Over the past few years, we have been inundated with the subservient roles in movie and TV production; “The Butler,” “The Help,” “Django” (however defiant, it was another tale of the enslaved), “12 Years A Slave” and on and on and on. I have come to the conclusion there is no such thing as a good slave movie or production.
It’s the ultimate oxymoron.
Some will argue that telling these stories is a constant reminder of the nation’s greatest atrocity; the holocaust of Black America, if you will.
I will counter two points. First, such productions invariably focus on the horrible suffering of the enslaved rather than the system that enabled their pain. That gives the creators and maintainers of the system far too great of a pass. Secondly, when there are inadequate alternate perspectives of Black life that put the African American experience into a truer context – these movies reduce us to a monolithic stereotype.
The suggestion that there is a shortage of compelling narratives for positive depictions of Black American insults our intelligence. There are too many to mention.
Where is the story of Robert Smalls, Dorothy I. Height, Christian Fleetwood, Ida B. Wells, Thurgood Marshall, Lewis H. Latimer, Mary Church Terrell, Daniel Hale Williams, Percy Julian, Benjamin O. Davis, Mae Jemison, Ernest Nathan Morial, Vernon Jordan, Johnetta Coleman, Fannie Lou Hamer, Ralph Bunche, and Shirley Chisholm?

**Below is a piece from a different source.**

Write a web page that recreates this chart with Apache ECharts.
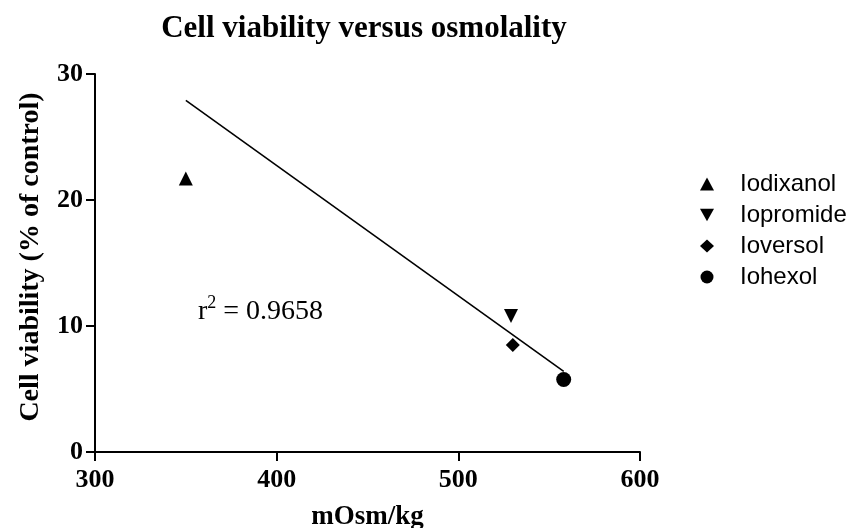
<!DOCTYPE html>
<html>
<head>
<meta charset="utf-8">
<script src="https://cdn.jsdelivr.net/npm/echarts@6/dist/echarts.min.js"></script>
<style>
  html, body { margin: 0; padding: 0; background: #fff; }
  #chart { width: 861px; height: 528px; }
</style>
</head>
<body>
<div id="chart"></div>
<script>
// Contrast media: osmolality (mOsm/kg) against cell viability (% of control)
const compounds = ['Iodixanol', 'Iopromide', 'Ioversol', 'Iohexol'];
const osmolality = [350, 529, 530, 558];
const viability = [21.7, 10.8, 8.5, 5.75];

// Linear fit drawn across the data range
const fitX = [350, 558];
const fitY = [27.9, 6.4];
const rSquared = '0.9658';

// Axis ranges and ticks
const xTicks = [300, 400, 500, 600];
const yTicks = [0, 10, 20, 30];

const markerShapes = {
  Iodixanol: 'triangle',
  Iopromide: 'path://M0,0 L10,0 L5,9 Z',
  Ioversol: 'diamond',
  Iohexol: 'circle'
};
const markerSizes = { Iodixanol: 14, Iopromide: 14, Ioversol: 14, Iohexol: 15 };

const serif = '"Liberation Serif", "Times New Roman", serif';
const sans = '"Liberation Sans", Arial, sans-serif';

const chart = echarts.init(document.getElementById('chart'), null, { renderer: 'canvas' });

const scatterSeries = compounds.map((name, i) => ({
  name: name,
  type: 'scatter',
  symbol: markerShapes[name],
  symbolSize: markerSizes[name],
  itemStyle: { color: '#000', opacity: 1 },
  data: [[osmolality[i], viability[i]]],
  z: 3
}));

const axisCommon = {
  axisLine: { show: true, lineStyle: { color: '#000', width: 2 } },
  axisTick: { show: true, inside: false, length: 9, lineStyle: { color: '#000', width: 2 } },
  splitLine: { show: false },
  axisLabel: {
    color: '#000', fontFamily: serif, fontWeight: 'bold', fontSize: 26, margin: 12
  },
  nameTextStyle: { color: '#000', fontFamily: serif, fontWeight: 'bold', fontSize: 27 }
};

chart.setOption({
  animation: false,
  backgroundColor: '#fff',
  grid: { left: 95, right: 221, top: 74, bottom: 76, containLabel: false, outerBoundsMode: 'none' },
  xAxis: Object.assign({}, axisCommon, {
    type: 'value',
    min: xTicks[0],
    max: xTicks[xTicks.length - 1],
    interval: xTicks[1] - xTicks[0],
    name: 'mOsm/kg',
    nameLocation: 'middle',
    nameGap: 52,
    axisLabel: Object.assign({}, axisCommon.axisLabel, { margin: 15 })
  }),
  yAxis: Object.assign({}, axisCommon, {
    type: 'value',
    min: yTicks[0],
    max: yTicks[yTicks.length - 1],
    interval: yTicks[1] - yTicks[0],
    name: 'Cell viability (% of control)',
    nameLocation: 'middle',
    nameGap: 50,
    nameTextStyle: Object.assign({}, axisCommon.nameTextStyle, { fontSize: 28, padding: [0, 0, 0, 12] })
  }),
  legend: {
    data: compounds,
    orient: 'vertical',
    left: 695,
    top: 167,
    itemWidth: 14,
    itemHeight: 13,
    itemGap: 7,
    itemStyle: { color: '#000', opacity: 1 },
    textStyle: { color: '#000', fontFamily: sans, fontSize: 24, lineHeight: 24, padding: [0, 0, 0, 21] }
  },
  graphic: [
    {
      type: 'text',
      x: 364,
      y: 13,
      style: {
        text: 'Cell viability versus osmolality',
        fill: '#000',
        font: 'bold 31px ' + serif,
        textAlign: 'center',
        textVerticalAlign: 'top'
      }
    },
    {
      type: 'text',
      x: 198,
      y: 294,
      style: {
        text: '{r|r}{s|2}{r| = ' + rSquared + '}',
        textVerticalAlign: 'top',
        rich: {
          r: { fontFamily: serif, fontSize: 28, fill: '#000', lineHeight: 32, verticalAlign: 'bottom' },
          s: { fontFamily: serif, fontSize: 18, fill: '#000', lineHeight: 32, verticalAlign: 'top' }
        }
      }
    }
  ],
  series: [
    {
      name: 'fit',
      type: 'line',
      data: fitX.map((x, i) => [x, fitY[i]]),
      symbol: 'none',
      lineStyle: { color: '#000', width: 1.6 },
      z: 2,
      silent: true
    }
  ].concat(scatterSeries)
});
</script>
</body>
</html>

Why can’t television and movies depict the vivid and important stories of African Americans like Mahalia Jackson, A. Phillip Randolph, James Baldwin, James Cleveland, Lorraine Hansberry, Curtis Mayfield, Maya Angelou, John H. Johnson, Paul Robeson, Gordon Parks and Langston Hughes?
Too many stories remain until. And too few seem to care. They know we will just take whatever they dish out.
So in conclusion, until this nation widens its lens focused on Black America, I’m done. I refuse to watch any more movies where African American lead characters are enslaved or cast predominantly for similarly degrading roles – happy ending or not.
Do I expect my position to influence conventional wisdom? At least readers can no longer say they never heard of an idea for such a protest. Do I expect others to join me? Probably a few. Too many Blacks love entertainment and hate risk taking. So why then would this message be written – shared?
Because it needed to be said. Because enough is enough.